On this Good Friday 2019 for Christians around the world, I’m raising a question that may have entered your mind before when Christians use this term “saved.”
If Jesus Christ has God’s power to save us, what are we to be saved from? Or for?
Perhaps no other set of questions can elicit more variation in answers among those identified with the Christian faith. And this may be true because the underlying questions of what is “sin” and “salvation” raise their own disparate answers.
My book (available through https://www.highergroundbooksandmedia.com/product-page/love-s-resurrection-its-power-to-roll-away-fear-s-heaviest-stone) about Love’s Resurrection is an Easter book that is all about the sins of Good Friday. The sins we associate with the crucifixion death of Jesus Christ. It is my spiritual autobiography, and it offers my own answers to the questions raised above. It is about my own sins and my salvation within the context of my seven decades of earthly life noting my array of life experiences, including my academic studies.
A blogpost is not a book, but I will try my best to give the nutshell answer to my own reason for celebrating Good Friday and its consequential Easter in my own life. Chances are you will never read my book, but you may read this. And it may lead you to ponder your own sin story and your own salvation story.
Notice the way I separate out sin and salvation as two different life stories rolled into one’s self or personhood.
Here’s what I mean in my own most personal of terms.
My life story is divided into two parts: a fear story and a love story. A sin story and a salvation story. A Good Friday story and an Easter story.

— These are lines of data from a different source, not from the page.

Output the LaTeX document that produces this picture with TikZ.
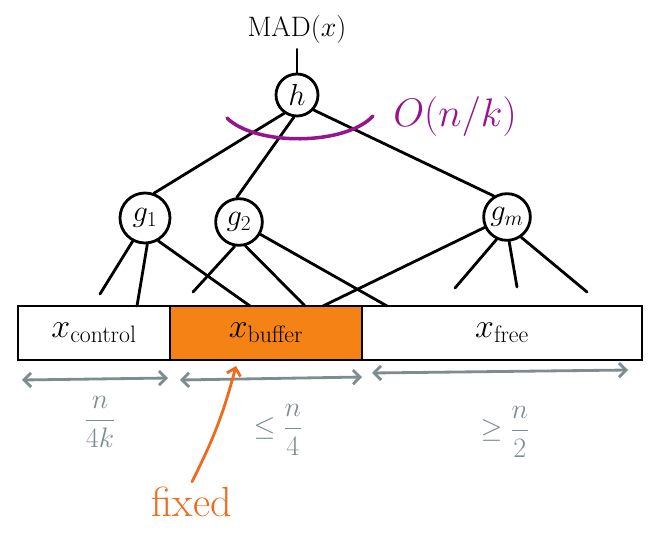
\documentclass[tikz,border=0pt]{standalone}
\usepackage{fix-cm}
\usepackage{amsmath, amssymb}
\usepackage{xcolor}
\usetikzlibrary{arrows.meta, positioning, calc}

\definecolor{sketchpurple}{RGB}{150,20,140}
\definecolor{sketchorange}{RGB}{245,130,20}
\definecolor{fixorange}{RGB}{240,105,30}
\definecolor{sketchgray}{RGB}{125,140,145}

\begin{document}
\begin{tikzpicture}[
    x=0.03cm, y=-0.03cm,
    line width=2.4pt, line cap=round,
    % 圆形节点（函数）
    gate/.style={draw, circle, minimum size=1.4cm, inner sep=0pt, font=\fontsize{26}{28}\selectfont},
    % 数组段
    cell/.style={draw, minimum height=1.62cm, inner sep=0pt, outer sep=0pt, font=\fontsize{29}{31}\selectfont},
    % 长度标注
    span/.style={draw=sketchgray, {Straight Barb[length=6pt,width=12pt]}-{Straight Barb[length=6pt,width=12pt]}},
    dim/.style={text=sketchgray, font=\fontsize{24}{26}\selectfont}
]
\useasboundingbox (0,0) rectangle (653,540);

% 数组 x
\node[cell, minimum width=4.56cm, anchor=north west] (ctrl) at (18,306) {$x_{\mathrm{control}}$};
\node[cell, minimum width=5.76cm, fill=sketchorange, right=0pt of ctrl] (buf) {$x_{\mathrm{buffer}}$};
\node[cell, minimum width=8.4cm, right=0pt of buf] (free) {$x_{\mathrm{free}}$};

% 树
\node[gate, minimum size=1.26cm] (h) at (297,95) {$h$};
\node[above=0.7cm of h, font=\fontsize{24}{26}\selectfont] (mad) {$\mathrm{MAD}(x)$};
\node[gate, minimum size=1.5cm] (g1) at (145,218) {$g_1$};
\node[gate] (g2) at (239,222) {$g_2$};
\node[gate] (gm) at (507,217) {$g_m$};

\draw (mad) -- (h);
\draw (h.235) -- (g1.70);
\draw (h.262) -- (g2.95);
\draw (h.318) -- (gm.122);

% 输入位
\foreach \n/\px/\py in {a/100/294, b/137/306, c/250/306, d/193/292, e/305/306,
                        f/387/306, p/323/306, q/455/288, r/517/287, s/587/292}
    \coordinate (\n) at (\px,\py);
\foreach \g/\ang/\n in {g1/242/a, g1/275/b, g1/300/c, g2/260/d, g2/285/e,
                        g2/330/f, gm/205/p, gm/245/q, gm/275/r, gm/305/s}
    \draw (\g.\ang) -- (\n);

% 代价
\draw[sketchpurple, line width=3pt] (227,118) .. controls (255,146) and (345,146) .. (373,116);
\node[text=sketchpurple, font=\fontsize{34}{36}\selectfont] (cost) at (455,117) {$O(n/k)$};

% 长度
\draw[span] ($(ctrl.south west)+(4,20)$) -- ($(ctrl.south east)+(-2,18)$);
\draw[span] ($(buf.south west)+(10,20)$) -- ($(buf.south east)+(0,17)$);
\draw[span] ($(free.south west)+(10,13)$) -- ($(free.south east)+(-14,10)$);
\node[dim] (q1) at (100,422) {$\dfrac{n}{4k}$};
\node[dim] (q2) at (278,430) {$\le \dfrac{n}{4}$};
\node[dim] (q3) at (505,432) {$\ge \dfrac{n}{2}$};

% 固定
\node[text=fixorange, font=\fontsize{36}{38}\selectfont] (fixed) at (192,502) {fixed};
\coordinate (pin) at (236,366);
\draw[fixorange, -{Straight Barb[length=6pt,width=12pt]}] (fixed.north) to[bend right=6] (pin);

\end{tikzpicture}
\end{document}
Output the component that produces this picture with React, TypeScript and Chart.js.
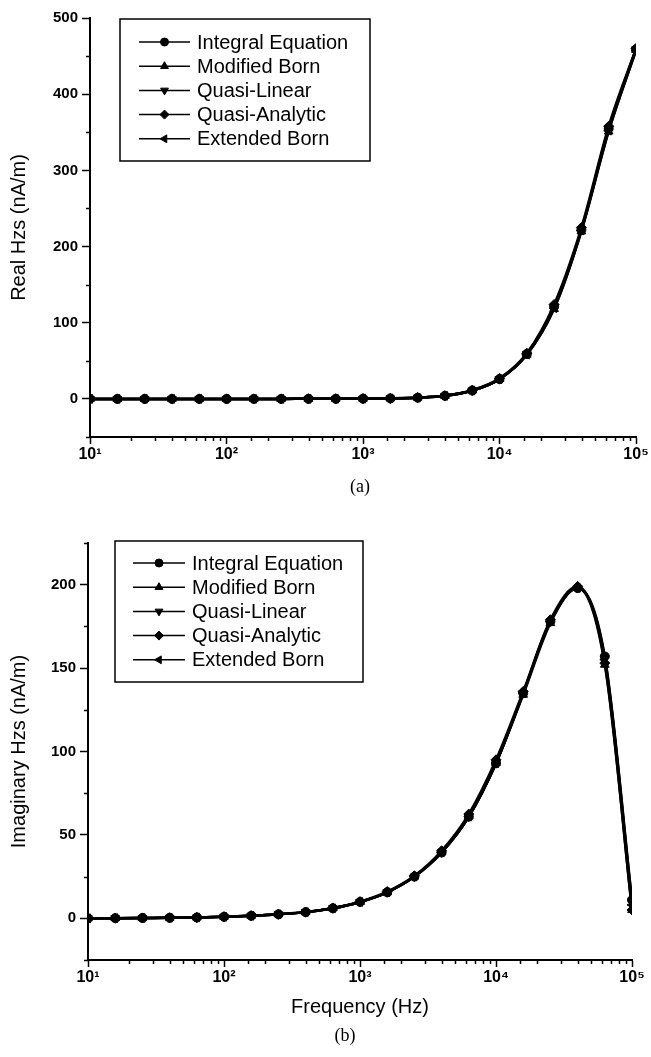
import React, { useEffect, useRef } from 'react';
import { Chart, registerables } from 'chart.js';
import { drawPoint } from 'chart.js/helpers';

Chart.register(...registerables);

// ---------- data ----------
const frequencies = [10, 15.85, 25.12, 39.81, 63.1, 100, 158.5, 251.2, 398.1, 631, 1000, 1585, 2512, 3981, 6310, 10000, 15849, 25119, 39811, 63096, 100000];

const seriesLabels = ['Integral Equation', 'Modified Born', 'Quasi-Linear', 'Quasi-Analytic', 'Extended Born'];

const realIntegral = [0, 0, 0, 0, 0, 0, 0, 0, 0.1, 0.1, 0.3, 0.7, 1.6, 4, 11, 26, 59, 121, 222, 355, 459];
const realModified = [0, 0, 0, 0, 0, 0, 0, 0, 0.1, 0.1, 0.3, 0.7, 1.6, 4, 11, 26, 58, 118, 220, 351, 458];
const realQuasiLinear = [0, 0, 0, 0, 0, 0, 0, 0, 0.1, 0.1, 0.3, 0.7, 1.6, 4, 11, 26, 59, 121, 222, 355, 459];
const realQuasiAnalytic = [0, 0, 0, 0, 0, 0, 0, 0, 0.1, 0.1, 0.3, 0.7, 1.7, 4.2, 11.5, 27, 60, 124, 225, 358, 460];
const realExtended = [0, 0, 0, 0, 0, 0, 0, 0, 0.1, 0.1, 0.3, 0.7, 1.6, 4, 11, 26, 58, 119, 221, 352, 457];

const imagIntegral = [0, 0.1, 0.2, 0.3, 0.5, 0.9, 1.5, 2.4, 3.7, 6, 9.8, 15.6, 25, 39.5, 61, 93, 135, 178, 198, 157, 11];
const imagModified = [0, 0.1, 0.2, 0.3, 0.5, 0.9, 1.5, 2.4, 3.7, 6, 9.8, 15.6, 25, 39.5, 61, 93, 134, 177, 198, 152, 5];
const imagQuasiLinear = [0, 0.1, 0.2, 0.3, 0.5, 0.9, 1.5, 2.4, 3.7, 6, 9.8, 15.6, 25, 39.5, 61, 93, 135, 178, 198, 156, 10];
const imagQuasiAnalytic = [0, 0.1, 0.2, 0.3, 0.5, 0.9, 1.5, 2.5, 3.8, 6.2, 10, 16, 25.5, 40.5, 62.5, 95, 136, 179, 199, 153, 5];
const imagExtended = [0, 0.1, 0.2, 0.3, 0.5, 0.9, 1.5, 2.4, 3.7, 6, 9.8, 15.6, 25, 39.5, 61, 93, 135, 178, 198, 155, 8];

const xTickValues = [10, 100, 1000, 10000, 100000];
const xTickLabels = ['10¹', '10²', '10³', '10⁴', '10⁵'];
const realTickValues = [0, 100, 200, 300, 400, 500];
const imagTickValues = [0, 50, 100, 150, 200];

// ---------- styles ----------
const FONT = '"Liberation Sans", Arial, "DejaVu Sans", sans-serif';
const markerStyles = [
  { pointStyle: 'circle', rotation: 0, radius: 4.5 },
  { pointStyle: 'triangle', rotation: 0, radius: 5 },
  { pointStyle: 'triangle', rotation: 180, radius: 5 },
  { pointStyle: 'rectRot', rotation: 0, radius: 5 },
  { pointStyle: 'triangle', rotation: 270, radius: 5 },
];

const isDecade = (v: number) => {
  const e = Math.log10(v);
  return Math.abs(e - Math.round(e)) < 1e-6;
};

const boxLegend = {
  id: 'boxLegend',
  afterDraw(chart: any, _args: any, opts: any) {
    const ctx = chart.ctx;
    const { left, top, right, bottom, rowStart, rowGap, lineX0, lineX1, textX } = opts;
    ctx.save();
    ctx.strokeStyle = '#000';
    ctx.fillStyle = '#000';
    ctx.lineWidth = 1.5;
    ctx.strokeRect(left, top, right - left, bottom - top);
    ctx.font = `normal 20px ${FONT}`;
    ctx.textBaseline = 'middle';
    ctx.textAlign = 'left';
    chart.data.datasets.forEach((ds: any, i: number) => {
      const y = top + rowStart + i * rowGap;
      ctx.beginPath();
      ctx.lineWidth = 1.5;
      ctx.moveTo(left + lineX0, y);
      ctx.lineTo(left + lineX1, y);
      ctx.stroke();
      const m = markerStyles[i];
      ctx.lineWidth = 1;
      drawPoint(ctx, { pointStyle: m.pointStyle, rotation: m.rotation, radius: m.radius - 0.5, borderWidth: 1 } as any, left + (lineX0 + lineX1) / 2, y);
      ctx.fillText(ds.label, left + textX, y + 1);
    });
    ctx.restore();
  },
};

const minorTicks = {
  id: 'minorTicks',
  afterDraw(chart: any, _args: any, opts: any) {
    const ctx = chart.ctx;
    const xs = chart.scales.x;
    const ys = chart.scales.y;
    ctx.save();
    ctx.strokeStyle = '#000';
    ctx.lineWidth = 1.5;
    xs.ticks.forEach((t: any) => {
      if (!isDecade(t.value)) {
        const px = Math.round(xs.getPixelForValue(t.value)) + 0.5;
        ctx.beginPath();
        ctx.moveTo(px, xs.top);
        ctx.lineTo(px, xs.top + opts.len);
        ctx.stroke();
      }
    });
    ys.ticks.forEach((t: any) => {
      if (t.value % opts.yMajor !== 0) {
        const py = Math.round(ys.getPixelForValue(t.value)) + 0.5;
        ctx.beginPath();
        ctx.moveTo(ys.right, py);
        ctx.lineTo(ys.right - opts.len, py);
        ctx.stroke();
      }
    });
    ctx.restore();
  },
};

function buildConfig(p: any) {
  const datasets = p.series.map((vals: number[], i: number) => ({
    label: seriesLabels[i],
    data: frequencies.map((f, j) => ({ x: f, y: vals[j] })),
    borderColor: '#000',
    backgroundColor: '#000',
    borderWidth: 2.5,
    pointStyle: markerStyles[i].pointStyle,
    pointRotation: markerStyles[i].rotation,
    pointRadius: markerStyles[i].radius,
    pointBorderWidth: 1,
    cubicInterpolationMode: 'monotone',
    fill: false,
  }));
  const major = p.yMajor;
  return {
    type: 'line',
    data: { datasets },
    plugins: [boxLegend, minorTicks],
    options: {
      responsive: false,
      animation: false,
      devicePixelRatio: 1,
      layout: { padding: p.padding },
      plugins: {
        legend: { display: false },
        tooltip: { enabled: false },
        boxLegend: p.legend,
        minorTicks: { len: 4, yMajor: major },
      },
      scales: {
        x: {
          type: 'logarithmic',
          min: 10,
          max: 100000,
          border: { display: true, color: '#000', width: 2 },
          grid: {
            drawOnChartArea: false,
            drawTicks: true,
            tickLength: 7,
            tickWidth: 1.5,
            tickColor: (c: any) => (c.tick && isDecade(c.tick.value) ? '#000' : 'rgba(0,0,0,0)'),
          },
          ticks: {
            autoSkip: false,
            maxRotation: 0,
            padding: 1,
            color: '#000',
            font: { family: FONT, size: 16, weight: 'bold' },
            callback: (v: any) => {
              const idx = xTickValues.findIndex((t) => Math.abs(t - Number(v)) < 1e-6 * t);
              return idx >= 0 ? xTickLabels[idx] : '';
            },
          },
          title: p.xTitle
            ? { display: true, text: p.xTitle, color: '#000', font: { family: FONT, size: 20 }, padding: { top: 0, bottom: 0 } }
            : { display: false },
          afterFit: (s: any) => { s.height = p.xHeight; },
        },
        y: {
          type: 'linear',
          min: p.yMin,
          max: p.yMax,
          border: { display: true, color: '#000', width: 2 },
          grid: {
            drawOnChartArea: false,
            drawTicks: true,
            tickLength: 8,
            tickWidth: 1.5,
            tickColor: (c: any) => (c.tick && c.tick.value % major === 0 ? '#000' : 'rgba(0,0,0,0)'),
          },
          ticks: {
            stepSize: major / 2,
            autoSkip: false,
            padding: 4,
            color: '#000',
            font: { family: FONT, size: 15, weight: 'bold' },
            callback: (v: any) => (p.yTickValues.includes(Number(v)) ? String(v) : ''),
          },
          title: { display: true, text: p.yTitle, color: '#000', font: { family: FONT, size: 20 }, padding: { top: 7, bottom: 0 } },
          afterFit: (s: any) => { s.width = p.yWidth; },
        },
      },
    },
  };
}

function ChartCanvas(props: { cfg: any; top: number; height: number }) {
  const ref = useRef<HTMLCanvasElement>(null);
  useEffect(() => {
    if (!ref.current) return;
    const chart = new Chart(ref.current, props.cfg);
    return () => chart.destroy();
  }, []);
  return (
    <canvas
      ref={ref}
      width={651}
      height={props.height}
      style={{ position: 'absolute', left: 0, top: props.top, width: 651, height: props.height }}
    />
  );
}

const cfgReal = buildConfig({
  series: [realIntegral, realModified, realQuasiLinear, realQuasiAnalytic, realExtended],
  yMin: -50,
  yMax: 500,
  yMajor: 100,
  yTickValues: realTickValues,
  yTitle: 'Real Hzs (nA/m)',
  xTitle: '',
  padding: { left: 0, top: 18, right: 15, bottom: 23 },
  xHeight: 40,
  yWidth: 90,
  legend: { left: 120, top: 19, right: 370, bottom: 161, rowStart: 23, rowGap: 24.2, lineX0: 19, lineX1: 70, textX: 77 },
});

const cfgImag = buildConfig({
  series: [imagIntegral, imagModified, imagQuasiLinear, imagQuasiAnalytic, imagExtended],
  yMin: -25,
  yMax: 225,
  yMajor: 50,
  yTickValues: imagTickValues,
  yTitle: 'Imaginary Hzs (nA/m)',
  xTitle: 'Frequency (Hz)',
  padding: { left: 0, top: 43, right: 19, bottom: 38 },
  xHeight: 59,
  yWidth: 88,
  legend: { left: 115, top: 41, right: 363, bottom: 182, rowStart: 22, rowGap: 24.2, lineX0: 18, lineX1: 70, textX: 77 },
});

const captionStyle: React.CSSProperties = {
  position: 'absolute',
  transform: 'translate(-50%, -50%)',
  fontFamily: '"Liberation Serif", "Times New Roman", serif',
  fontSize: 18,
  color: '#000',
  whiteSpace: 'nowrap',
};

export default function App() {
  return (
    <div style={{ position: 'absolute', left: 0, top: 0, width: 651, height: 1057, background: '#fff', overflow: 'hidden' }}>
      <ChartCanvas cfg={cfgReal} top={0} height={500} />
      <ChartCanvas cfg={cfgImag} top={500} height={557} />
      <div style={{ ...captionStyle, left: 360, top: 486 }}>(a)</div>
      <div style={{ ...captionStyle, left: 345, top: 1035 }}>(b)</div>
    </div>
  );
}
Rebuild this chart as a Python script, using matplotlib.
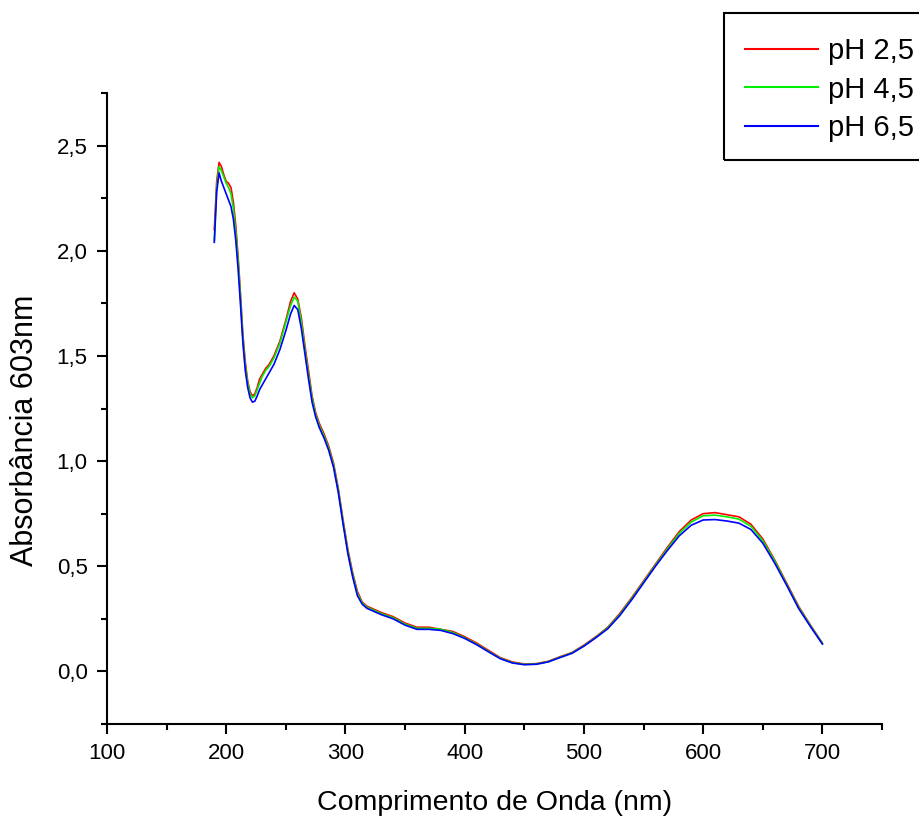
import numpy as np
import matplotlib
matplotlib.use("Agg")
import matplotlib.pyplot as plt
from matplotlib.ticker import MultipleLocator, FuncFormatter
from matplotlib.lines import Line2D
from matplotlib.patches import Rectangle

plt.rcParams["font.family"] = ["Liberation Sans", "DejaVu Sans"]

# wavelength (nm)
wl = [190, 192, 194, 196, 198, 200, 202, 204, 206, 208, 210, 212, 214, 216, 218,
      220, 222, 224, 226, 228, 230, 233, 236, 240, 245, 250, 254, 257, 260, 263,
      266, 269, 272, 275, 278, 282, 286, 290, 294, 298, 302, 306, 310, 314, 318,
      322, 330, 340, 350, 360, 370, 380, 390, 400, 410, 420, 430, 440, 450, 460,
      470, 480, 490, 500, 510, 520, 530, 540, 550, 560, 570, 580, 590, 600, 610,
      620, 630, 640, 650, 660, 670, 680, 690, 700]

ph25 = [2.10, 2.33, 2.42, 2.40, 2.36, 2.33, 2.32, 2.30, 2.23, 2.12, 1.97, 1.79, 1.60, 1.47, 1.38,
        1.33, 1.31, 1.32, 1.35, 1.39, 1.41, 1.44, 1.46, 1.50, 1.57, 1.67, 1.76, 1.80, 1.77, 1.68,
        1.55, 1.43, 1.31, 1.23, 1.18, 1.13, 1.07, 0.99, 0.87, 0.72, 0.58, 0.47, 0.38, 0.33, 0.31,
        0.30, 0.28, 0.26, 0.23, 0.21, 0.21, 0.20, 0.19, 0.165, 0.135, 0.10, 0.065, 0.045, 0.035, 0.037,
        0.048, 0.07, 0.09, 0.125, 0.165, 0.21, 0.275, 0.35, 0.43, 0.51, 0.59, 0.665, 0.72, 0.75, 0.755,
        0.745, 0.735, 0.70, 0.63, 0.53, 0.42, 0.31, 0.22, 0.135]

ph45 = [2.05, 2.30, 2.40, 2.38, 2.35, 2.32, 2.30, 2.27, 2.20, 2.09, 1.95, 1.77, 1.58, 1.45, 1.37,
        1.32, 1.30, 1.31, 1.34, 1.37, 1.40, 1.43, 1.45, 1.49, 1.56, 1.66, 1.74, 1.78, 1.76, 1.66,
        1.53, 1.41, 1.30, 1.22, 1.17, 1.12, 1.06, 0.98, 0.86, 0.71, 0.57, 0.46, 0.37, 0.325, 0.305,
        0.295, 0.275, 0.255, 0.225, 0.205, 0.205, 0.20, 0.185, 0.16, 0.13, 0.095, 0.062, 0.042, 0.033, 0.035,
        0.046, 0.068, 0.088, 0.122, 0.162, 0.207, 0.27, 0.345, 0.425, 0.505, 0.583, 0.657, 0.71, 0.74, 0.743,
        0.735, 0.724, 0.69, 0.622, 0.525, 0.415, 0.305, 0.217, 0.133]

ph65 = [2.04, 2.28, 2.37, 2.33, 2.30, 2.27, 2.24, 2.21, 2.15, 2.05, 1.91, 1.74, 1.56, 1.43, 1.35,
        1.30, 1.28, 1.285, 1.31, 1.34, 1.36, 1.39, 1.42, 1.46, 1.53, 1.62, 1.70, 1.74, 1.72, 1.63,
        1.51, 1.39, 1.28, 1.21, 1.16, 1.11, 1.05, 0.97, 0.85, 0.70, 0.56, 0.45, 0.36, 0.32, 0.30,
        0.29, 0.27, 0.25, 0.22, 0.20, 0.20, 0.195, 0.18, 0.157, 0.127, 0.093, 0.06, 0.04, 0.032, 0.034,
        0.045, 0.066, 0.086, 0.12, 0.16, 0.203, 0.265, 0.34, 0.42, 0.50, 0.575, 0.645, 0.695, 0.72, 0.722,
        0.715, 0.705, 0.675, 0.61, 0.515, 0.41, 0.30, 0.213, 0.13]

labels = ["pH 2,5", "pH 4,5", "pH 6,5"]
colors = ["#ff0000", "#00ee00", "#0000ff"]

fig = plt.figure(figsize=(9.19, 8.22), dpi=100)
ax = fig.add_axes([107/919, 1 - 724/822, 775/919, 631/822])

for y, c in zip([ph25, ph45, ph65], colors):
    ax.plot(wl, y, color=c, lw=1.2)

ax.set_xlim(100, 750)
ax.set_ylim(-0.25, 2.75)
ax.xaxis.set_major_locator(MultipleLocator(100))
ax.xaxis.set_minor_locator(MultipleLocator(50))
ax.yaxis.set_major_locator(MultipleLocator(0.5))
ax.yaxis.set_minor_locator(MultipleLocator(0.25))
ax.xaxis.set_major_formatter(FuncFormatter(lambda v, p: f"{v:.0f}" if v <= 700 else ""))
ax.yaxis.set_major_formatter(FuncFormatter(lambda v, p: f"{v:.1f}".replace(".", ",")))

for s in ["top", "right"]:
    ax.spines[s].set_visible(False)
for s in ["left", "bottom"]:
    ax.spines[s].set_linewidth(1.5)
ax.tick_params(which="major", direction="out", length=7, width=1.5, labelsize=16, pad=7)
ax.tick_params(which="minor", direction="out", length=4, width=1.5)

ax.set_xlabel("Comprimento de Onda (nm)", fontsize=20.5)
ax.set_ylabel("Absorbância 603nm", fontsize=22)
ax.xaxis.set_label_coords(0.5, -0.105)
ax.yaxis.set_label_coords(-0.087, 0.466)

# legend box runs off the right edge in the original
fig.patches.append(Rectangle((724/919, 1 - 160/822), 0.4, 147/822, transform=fig.transFigure,
                             fill=False, ec="black", lw=1.5))
handles = [Line2D([], [], color=c, lw=1.5) for c in colors]
fig.legend(handles, labels, loc="upper left", bbox_to_anchor=(745/919, 1 - 37/822),
           frameon=False, fontsize=21, borderpad=0, borderaxespad=0,
           handlelength=2.5, handletextpad=0.34, labelspacing=0.36)

fig.savefig("out.png", dpi=100)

The sin I am saved from is what I call “fearful control.” Meaning what? When I experience the loss of control in some realm of my life’s desire and/or expectation, I feel fear. It is my body’s own reaction to the stressors of life. My body then demands that my mind decide how to take control over other people and situations and save myself from my own fear. As my mind engages my body and places its faith in my body’s fears, my mind disengages from my soul and places its doubt in my soul’s love. My mind seeks to take control over the world around me, and in so doing I find myself losing my loving influence in relation to this same world. My fear story acts to defeat my love story in competition for my faith, my truth, my reality.
So why am I calling this my sin? Why is “fearful control” something I need to be saved from?
Because my sin separates me from the God who casts out fear by means of perfect love. Or, more to this day’s point, the crucified God who cast out his own Good Friday fear by means of his own Easter love. The perfect love that rolled away fear’s heaviest stone, that cast away sin’s fear of punishment (I John 4:18). And when I sinfully and fearfully act to control the world around me, I separate myself from the influential but uncontrolling God whose Easter love casts out all sin. Easter love restores (re-stories) me and atones (at-ones) me with the God whose uncontrolling love my fear had cast out.
My life’s fear story is my sin story. My work of fearful control is what Christ died to save me “from.” My life’s love story is what Christ was raised to save me “for.” That I might offer my loving influence with others after the example of the crucified Christ, taking up my own cross and following his example by letting my fearful control die that my loving influence might rise.
It's the reason I celebrate this Good Friday 2019.
And it’s the reason I ask you this same question: What are you saved from and for?